--- begin Data provided ---

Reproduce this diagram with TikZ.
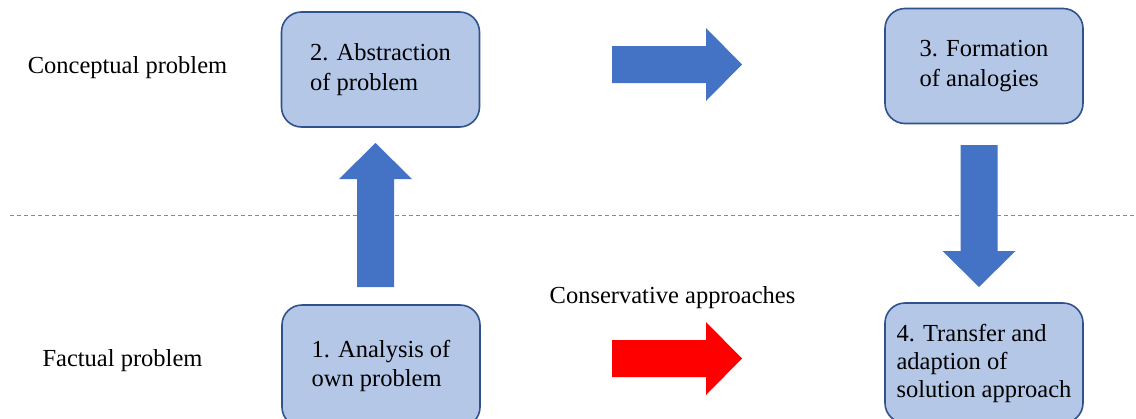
\documentclass[tikz,border=0pt]{standalone}
\usepackage{fontspec}
\setmainfont{Liberation Serif}
\usetikzlibrary{positioning}
\definecolor{boxfill}{HTML}{B4C7E7}
\definecolor{boxline}{HTML}{2F528F}
\definecolor{arrblue}{HTML}{4472C4}
% block arrow: colour, tail point, direction, length
\newcommand{\blockarrow}[4]{%
 \fill[#1, shift={#2}, rotate=#3] (0,-18.5) -- ({#4-36},-18.5) -- ({#4-36},-36.5) -- (#4,0)
  -- ({#4-36},36.5) -- ({#4-36},18.5) -- (0,18.5) -- cycle;}
\begin{document}
\begin{tikzpicture}[x=1pt, y=-1pt,
 font=\fontsize{24.5}{29.5}\selectfont,
 stepbox/.style={draw=boxline, line width=1.6pt, fill=boxfill, rounded corners=20pt,
  minimum width=198pt, minimum height=115pt, align=left, inner sep=0pt},
 sidelabel/.style={inner sep=0pt}]
\useasboundingbox (0,0) rectangle (1136,418);
\node[stepbox] (abstr) at (380.5,69.5) {2. Abstraction\\of problem};
\node[stepbox] (analog) at (984,66) {3. Formation\\of analogies};
\node[stepbox, minimum height=122pt] (analys) at (381,366) {1. Analysis of\\own problem};
\node[stepbox, minimum height=120pt, font=\fontsize{24.5}{28}\selectfont] (transf) at (984,363) {4. Transfer and\\adaption of\\solution approach};
\node[sidelabel] (concept) at (127.5,68) {Conceptual problem};
\node[sidelabel] (fact) at (122.5,361) {Factual problem};
\node[sidelabel] (conserv) at (672.5,298) {Conservative approaches};
\draw[arrblue!80, line width=1pt, dash pattern=on 4pt off 3pt] (10,215) -- (1136,215);
\blockarrow{arrblue}{(612,64.5)}{0}{130}
\blockarrow{red}{(612,358.5)}{0}{130}
\blockarrow{arrblue}{(375.5,287)}{90}{144}
\blockarrow{arrblue}{(979,145)}{-90}{142}
\end{tikzpicture}
\end{document}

--- end Data provided ---

Requirement>
Exclude the pictures. Write out the remaining data exactly.

Answer to the problem>
Reproduce this diagram with TikZ.
\documentclass[tikz,border=0pt]{standalone}
\usepackage{fontspec}
\setmainfont{Liberation Serif}
\usetikzlibrary{positioning}
\definecolor{boxfill}{HTML}{B4C7E7}
\definecolor{boxline}{HTML}{2F528F}
\definecolor{arrblue}{HTML}{4472C4}
% block arrow: colour, tail point, direction, length
\newcommand{\blockarrow}[4]{%
 \fill[#1, shift={#2}, rotate=#3] (0,-18.5) -- ({#4-36},-18.5) -- ({#4-36},-36.5) -- (#4,0)
  -- ({#4-36},36.5) -- ({#4-36},18.5) -- (0,18.5) -- cycle;}
\begin{document}
\begin{tikzpicture}[x=1pt, y=-1pt,
 font=\fontsize{24.5}{29.5}\selectfont,
 stepbox/.style={draw=boxline, line width=1.6pt, fill=boxfill, rounded corners=20pt,
  minimum width=198pt, minimum height=115pt, align=left, inner sep=0pt},
 sidelabel/.style={inner sep=0pt}]
\useasboundingbox (0,0) rectangle (1136,418);
\node[stepbox] (abstr) at (380.5,69.5) {2. Abstraction\\of problem};
\node[stepbox] (analog) at (984,66) {3. Formation\\of analogies};
\node[stepbox, minimum height=122pt] (analys) at (381,366) {1. Analysis of\\own problem};
\node[stepbox, minimum height=120pt, font=\fontsize{24.5}{28}\selectfont] (transf) at (984,363) {4. Transfer and\\adaption of\\solution approach};
\node[sidelabel] (concept) at (127.5,68) {Conceptual problem};
\node[sidelabel] (fact) at (122.5,361) {Factual problem};
\node[sidelabel] (conserv) at (672.5,298) {Conservative approaches};
\draw[arrblue!80, line width=1pt, dash pattern=on 4pt off 3pt] (10,215) -- (1136,215);
\blockarrow{arrblue}{(612,64.5)}{0}{130}
\blockarrow{red}{(612,358.5)}{0}{130}
\blockarrow{arrblue}{(375.5,287)}{90}{144}
\blockarrow{arrblue}{(979,145)}{-90}{142}
\end{tikzpicture}
\end{document}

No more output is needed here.